_Stated task_
Your task is to copy the stretch of lines in the records below that begins with the line containing "Give me the Chart.js source for this chart." and ends with the line containing "8.9e-2, 3.2e-2, 1.12e-2, 3.2e-3, 7.0e-2];", exactly as written, with nothing added.
+++ Record excerpts
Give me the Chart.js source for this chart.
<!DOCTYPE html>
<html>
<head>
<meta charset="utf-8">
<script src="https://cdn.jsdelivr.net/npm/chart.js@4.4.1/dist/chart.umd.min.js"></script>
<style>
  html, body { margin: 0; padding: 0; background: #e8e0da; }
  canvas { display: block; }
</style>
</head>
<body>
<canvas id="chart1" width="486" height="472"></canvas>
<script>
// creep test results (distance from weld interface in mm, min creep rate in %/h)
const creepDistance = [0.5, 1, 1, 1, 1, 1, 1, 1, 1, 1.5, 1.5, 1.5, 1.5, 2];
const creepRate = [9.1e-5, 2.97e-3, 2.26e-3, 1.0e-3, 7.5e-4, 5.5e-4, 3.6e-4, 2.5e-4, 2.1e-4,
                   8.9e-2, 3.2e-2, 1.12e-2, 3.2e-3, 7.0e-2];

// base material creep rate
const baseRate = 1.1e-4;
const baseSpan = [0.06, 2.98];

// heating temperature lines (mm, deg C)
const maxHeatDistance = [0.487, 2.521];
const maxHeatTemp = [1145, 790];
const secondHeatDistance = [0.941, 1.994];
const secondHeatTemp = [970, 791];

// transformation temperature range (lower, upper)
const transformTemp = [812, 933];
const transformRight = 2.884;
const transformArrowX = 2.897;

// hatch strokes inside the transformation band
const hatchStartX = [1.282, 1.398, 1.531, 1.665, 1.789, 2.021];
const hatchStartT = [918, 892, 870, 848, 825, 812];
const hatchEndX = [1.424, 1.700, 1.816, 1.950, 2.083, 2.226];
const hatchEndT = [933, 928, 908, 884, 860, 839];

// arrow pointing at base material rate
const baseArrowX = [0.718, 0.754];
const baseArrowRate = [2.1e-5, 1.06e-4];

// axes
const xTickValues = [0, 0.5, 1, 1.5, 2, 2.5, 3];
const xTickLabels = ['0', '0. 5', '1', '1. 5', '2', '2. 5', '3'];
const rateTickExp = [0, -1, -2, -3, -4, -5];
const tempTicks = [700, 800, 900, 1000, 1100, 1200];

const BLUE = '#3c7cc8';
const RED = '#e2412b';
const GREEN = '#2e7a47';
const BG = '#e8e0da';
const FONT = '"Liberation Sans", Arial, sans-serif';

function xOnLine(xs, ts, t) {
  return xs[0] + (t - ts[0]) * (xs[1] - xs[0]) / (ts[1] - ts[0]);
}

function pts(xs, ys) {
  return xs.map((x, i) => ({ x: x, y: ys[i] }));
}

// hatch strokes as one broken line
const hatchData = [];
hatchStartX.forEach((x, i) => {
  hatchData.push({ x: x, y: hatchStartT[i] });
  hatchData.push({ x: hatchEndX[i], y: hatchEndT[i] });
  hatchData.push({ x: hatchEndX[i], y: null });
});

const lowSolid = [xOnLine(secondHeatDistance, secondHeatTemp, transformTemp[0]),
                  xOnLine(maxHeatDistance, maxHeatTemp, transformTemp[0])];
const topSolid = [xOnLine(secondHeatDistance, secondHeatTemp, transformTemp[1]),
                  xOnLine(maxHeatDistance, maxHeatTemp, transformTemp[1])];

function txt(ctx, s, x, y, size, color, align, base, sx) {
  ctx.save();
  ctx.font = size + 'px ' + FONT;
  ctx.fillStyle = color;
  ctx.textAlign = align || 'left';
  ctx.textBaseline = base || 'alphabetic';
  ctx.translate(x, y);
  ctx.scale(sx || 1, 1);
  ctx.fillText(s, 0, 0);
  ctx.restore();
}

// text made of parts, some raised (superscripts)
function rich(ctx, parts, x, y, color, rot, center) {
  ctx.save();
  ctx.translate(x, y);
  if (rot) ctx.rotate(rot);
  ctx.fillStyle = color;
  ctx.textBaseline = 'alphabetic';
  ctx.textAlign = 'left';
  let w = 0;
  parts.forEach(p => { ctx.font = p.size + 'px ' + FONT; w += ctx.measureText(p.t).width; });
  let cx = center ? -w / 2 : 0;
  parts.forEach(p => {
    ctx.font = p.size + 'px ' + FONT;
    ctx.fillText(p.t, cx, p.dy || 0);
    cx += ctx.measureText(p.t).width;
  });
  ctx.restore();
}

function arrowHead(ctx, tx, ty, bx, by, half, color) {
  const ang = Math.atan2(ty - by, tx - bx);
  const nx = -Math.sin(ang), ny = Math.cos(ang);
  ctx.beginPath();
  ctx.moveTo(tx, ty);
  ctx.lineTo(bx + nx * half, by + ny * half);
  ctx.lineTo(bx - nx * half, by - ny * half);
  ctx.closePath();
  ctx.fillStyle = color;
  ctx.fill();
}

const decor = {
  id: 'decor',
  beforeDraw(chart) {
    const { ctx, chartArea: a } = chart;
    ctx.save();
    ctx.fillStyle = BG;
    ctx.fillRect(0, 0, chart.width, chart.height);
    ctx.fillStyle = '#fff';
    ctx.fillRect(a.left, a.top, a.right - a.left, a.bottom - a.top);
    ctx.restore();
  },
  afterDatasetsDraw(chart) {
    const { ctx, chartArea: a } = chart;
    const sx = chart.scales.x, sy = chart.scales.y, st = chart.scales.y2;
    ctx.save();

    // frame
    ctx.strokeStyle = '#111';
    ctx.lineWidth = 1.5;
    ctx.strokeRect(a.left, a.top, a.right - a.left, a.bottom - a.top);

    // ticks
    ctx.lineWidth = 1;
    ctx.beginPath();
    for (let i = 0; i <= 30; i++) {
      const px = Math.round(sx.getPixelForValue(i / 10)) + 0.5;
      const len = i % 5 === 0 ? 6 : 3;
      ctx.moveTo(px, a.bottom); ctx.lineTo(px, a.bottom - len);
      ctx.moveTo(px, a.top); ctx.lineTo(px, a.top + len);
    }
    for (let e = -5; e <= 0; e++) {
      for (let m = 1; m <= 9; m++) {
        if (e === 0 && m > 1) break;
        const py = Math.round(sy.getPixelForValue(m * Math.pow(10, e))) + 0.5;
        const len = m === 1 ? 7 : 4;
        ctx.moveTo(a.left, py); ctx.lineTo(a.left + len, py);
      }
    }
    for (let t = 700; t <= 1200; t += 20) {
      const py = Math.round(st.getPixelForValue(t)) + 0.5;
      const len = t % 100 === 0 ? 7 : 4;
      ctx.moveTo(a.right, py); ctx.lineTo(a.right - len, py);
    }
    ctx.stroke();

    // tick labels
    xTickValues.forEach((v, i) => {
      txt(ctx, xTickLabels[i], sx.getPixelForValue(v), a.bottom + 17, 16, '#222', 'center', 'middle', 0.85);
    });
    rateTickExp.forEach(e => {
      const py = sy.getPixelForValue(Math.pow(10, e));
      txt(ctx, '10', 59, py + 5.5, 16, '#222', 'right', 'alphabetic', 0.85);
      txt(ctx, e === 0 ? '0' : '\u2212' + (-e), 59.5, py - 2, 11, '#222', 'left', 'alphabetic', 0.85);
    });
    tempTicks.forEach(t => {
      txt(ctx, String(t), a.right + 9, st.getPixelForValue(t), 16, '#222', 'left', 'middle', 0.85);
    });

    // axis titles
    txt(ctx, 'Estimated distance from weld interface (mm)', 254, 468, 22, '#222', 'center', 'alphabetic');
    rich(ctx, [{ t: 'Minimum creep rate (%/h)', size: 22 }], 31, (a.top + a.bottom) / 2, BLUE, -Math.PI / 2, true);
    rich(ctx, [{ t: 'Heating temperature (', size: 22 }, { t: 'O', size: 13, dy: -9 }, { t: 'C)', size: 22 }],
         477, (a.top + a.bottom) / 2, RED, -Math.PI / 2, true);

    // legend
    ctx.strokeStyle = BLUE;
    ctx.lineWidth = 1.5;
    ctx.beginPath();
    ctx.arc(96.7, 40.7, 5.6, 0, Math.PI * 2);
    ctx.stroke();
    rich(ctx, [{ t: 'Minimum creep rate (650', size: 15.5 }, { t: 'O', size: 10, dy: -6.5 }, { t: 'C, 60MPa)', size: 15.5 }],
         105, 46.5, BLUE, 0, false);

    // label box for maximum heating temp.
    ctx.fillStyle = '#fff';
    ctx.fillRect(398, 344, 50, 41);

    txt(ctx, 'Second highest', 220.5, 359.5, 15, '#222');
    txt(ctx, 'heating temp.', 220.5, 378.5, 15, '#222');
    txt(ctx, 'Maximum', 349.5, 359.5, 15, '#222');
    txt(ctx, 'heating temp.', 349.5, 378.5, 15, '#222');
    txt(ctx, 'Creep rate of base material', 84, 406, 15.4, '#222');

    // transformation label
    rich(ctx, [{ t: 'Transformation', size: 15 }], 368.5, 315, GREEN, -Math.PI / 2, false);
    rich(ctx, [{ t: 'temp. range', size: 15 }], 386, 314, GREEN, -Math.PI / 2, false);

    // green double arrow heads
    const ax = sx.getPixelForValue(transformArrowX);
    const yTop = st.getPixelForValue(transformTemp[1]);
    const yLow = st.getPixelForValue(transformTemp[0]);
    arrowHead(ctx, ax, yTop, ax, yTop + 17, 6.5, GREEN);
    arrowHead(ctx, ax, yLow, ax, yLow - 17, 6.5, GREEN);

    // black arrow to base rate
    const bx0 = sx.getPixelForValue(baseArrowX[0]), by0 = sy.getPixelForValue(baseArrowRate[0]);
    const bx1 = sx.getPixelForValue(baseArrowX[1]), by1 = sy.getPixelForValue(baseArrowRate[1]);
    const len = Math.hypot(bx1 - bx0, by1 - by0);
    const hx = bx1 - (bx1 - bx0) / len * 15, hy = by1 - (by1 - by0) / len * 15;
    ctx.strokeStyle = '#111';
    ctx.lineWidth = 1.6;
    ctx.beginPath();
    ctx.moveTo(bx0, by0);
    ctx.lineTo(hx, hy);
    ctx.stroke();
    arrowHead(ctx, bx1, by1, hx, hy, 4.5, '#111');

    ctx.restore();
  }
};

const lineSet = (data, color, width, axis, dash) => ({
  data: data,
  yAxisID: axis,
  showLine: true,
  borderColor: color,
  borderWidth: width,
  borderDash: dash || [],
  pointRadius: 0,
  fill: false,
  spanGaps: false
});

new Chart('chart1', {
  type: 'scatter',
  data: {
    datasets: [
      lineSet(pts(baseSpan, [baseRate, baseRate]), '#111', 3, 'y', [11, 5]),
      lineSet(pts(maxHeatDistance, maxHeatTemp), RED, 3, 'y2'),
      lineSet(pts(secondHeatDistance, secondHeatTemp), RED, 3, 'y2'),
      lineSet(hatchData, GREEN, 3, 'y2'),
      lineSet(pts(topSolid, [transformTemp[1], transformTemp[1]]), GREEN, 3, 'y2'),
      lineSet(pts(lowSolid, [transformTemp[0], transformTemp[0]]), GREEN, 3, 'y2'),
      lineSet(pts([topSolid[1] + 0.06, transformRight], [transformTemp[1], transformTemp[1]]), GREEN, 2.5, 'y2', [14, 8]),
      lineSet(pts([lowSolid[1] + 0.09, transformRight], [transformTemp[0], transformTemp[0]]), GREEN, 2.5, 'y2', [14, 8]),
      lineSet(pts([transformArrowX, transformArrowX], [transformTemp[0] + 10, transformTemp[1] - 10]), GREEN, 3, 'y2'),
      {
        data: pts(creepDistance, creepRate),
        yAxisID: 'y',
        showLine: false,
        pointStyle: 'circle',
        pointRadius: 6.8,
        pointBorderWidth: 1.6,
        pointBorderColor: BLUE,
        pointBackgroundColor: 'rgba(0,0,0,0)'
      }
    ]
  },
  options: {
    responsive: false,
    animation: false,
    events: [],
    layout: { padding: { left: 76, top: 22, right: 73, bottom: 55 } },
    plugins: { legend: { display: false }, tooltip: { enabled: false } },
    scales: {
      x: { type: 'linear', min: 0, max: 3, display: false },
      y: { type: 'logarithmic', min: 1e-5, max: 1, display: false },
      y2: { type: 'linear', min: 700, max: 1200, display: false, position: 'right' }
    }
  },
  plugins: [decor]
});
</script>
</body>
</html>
++++++
+++ Record excerpts
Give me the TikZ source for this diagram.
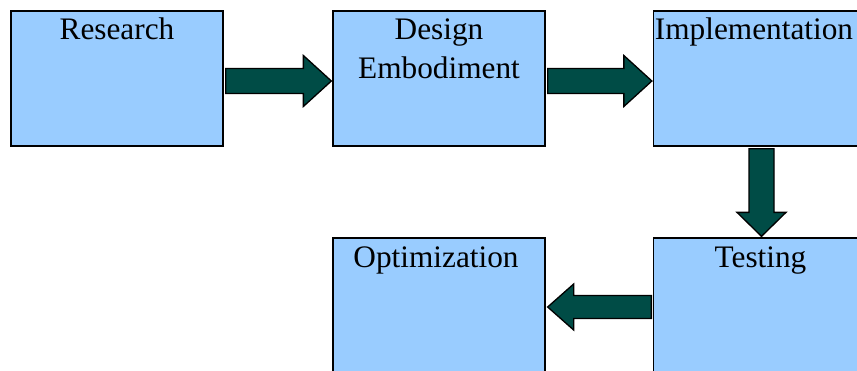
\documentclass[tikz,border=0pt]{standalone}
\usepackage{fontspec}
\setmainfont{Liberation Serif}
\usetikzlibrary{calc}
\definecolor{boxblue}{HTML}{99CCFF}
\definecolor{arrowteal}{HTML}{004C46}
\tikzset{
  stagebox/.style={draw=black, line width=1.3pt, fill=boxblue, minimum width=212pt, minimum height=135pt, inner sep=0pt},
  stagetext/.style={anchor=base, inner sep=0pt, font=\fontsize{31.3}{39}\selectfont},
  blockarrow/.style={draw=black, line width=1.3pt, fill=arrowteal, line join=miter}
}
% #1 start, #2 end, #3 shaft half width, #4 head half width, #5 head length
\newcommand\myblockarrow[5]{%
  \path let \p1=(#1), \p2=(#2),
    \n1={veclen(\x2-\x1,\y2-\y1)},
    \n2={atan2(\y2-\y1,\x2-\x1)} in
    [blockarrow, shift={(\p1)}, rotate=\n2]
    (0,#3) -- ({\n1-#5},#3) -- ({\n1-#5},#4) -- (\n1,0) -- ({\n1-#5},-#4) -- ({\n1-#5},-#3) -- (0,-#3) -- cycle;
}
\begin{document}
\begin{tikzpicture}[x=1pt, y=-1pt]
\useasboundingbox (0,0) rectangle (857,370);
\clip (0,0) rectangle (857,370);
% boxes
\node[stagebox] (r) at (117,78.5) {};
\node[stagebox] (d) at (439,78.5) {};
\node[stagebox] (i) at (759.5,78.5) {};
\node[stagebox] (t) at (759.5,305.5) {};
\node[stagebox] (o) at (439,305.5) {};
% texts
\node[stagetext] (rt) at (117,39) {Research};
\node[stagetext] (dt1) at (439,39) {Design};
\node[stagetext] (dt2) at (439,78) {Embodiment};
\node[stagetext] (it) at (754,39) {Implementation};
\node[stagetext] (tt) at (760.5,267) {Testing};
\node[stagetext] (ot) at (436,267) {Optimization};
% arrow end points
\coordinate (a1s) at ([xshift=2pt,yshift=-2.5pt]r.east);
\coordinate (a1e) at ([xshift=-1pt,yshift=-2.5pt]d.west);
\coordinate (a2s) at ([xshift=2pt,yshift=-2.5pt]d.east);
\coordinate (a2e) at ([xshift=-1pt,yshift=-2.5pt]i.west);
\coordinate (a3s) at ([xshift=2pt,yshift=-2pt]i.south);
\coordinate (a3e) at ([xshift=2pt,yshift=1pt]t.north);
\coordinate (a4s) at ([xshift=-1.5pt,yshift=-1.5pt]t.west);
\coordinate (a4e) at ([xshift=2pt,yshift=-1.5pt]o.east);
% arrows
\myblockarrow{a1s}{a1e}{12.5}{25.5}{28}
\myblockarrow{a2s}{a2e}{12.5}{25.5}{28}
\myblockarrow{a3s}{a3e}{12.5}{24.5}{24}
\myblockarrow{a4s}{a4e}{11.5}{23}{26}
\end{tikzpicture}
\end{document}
++++++
_Final answer_
Give me the Chart.js source for this chart.
<!DOCTYPE html>
<html>
<head>
<meta charset="utf-8">
<script src="https://cdn.jsdelivr.net/npm/chart.js@4.4.1/dist/chart.umd.min.js"></script>
<style>
  html, body { margin: 0; padding: 0; background: #e8e0da; }
  canvas { display: block; }
</style>
</head>
<body>
<canvas id="chart1" width="486" height="472"></canvas>
<script>
// creep test results (distance from weld interface in mm, min creep rate in %/h)
const creepDistance = [0.5, 1, 1, 1, 1, 1, 1, 1, 1, 1.5, 1.5, 1.5, 1.5, 2];
const creepRate = [9.1e-5, 2.97e-3, 2.26e-3, 1.0e-3, 7.5e-4, 5.5e-4, 3.6e-4, 2.5e-4, 2.1e-4,
                   8.9e-2, 3.2e-2, 1.12e-2, 3.2e-3, 7.0e-2];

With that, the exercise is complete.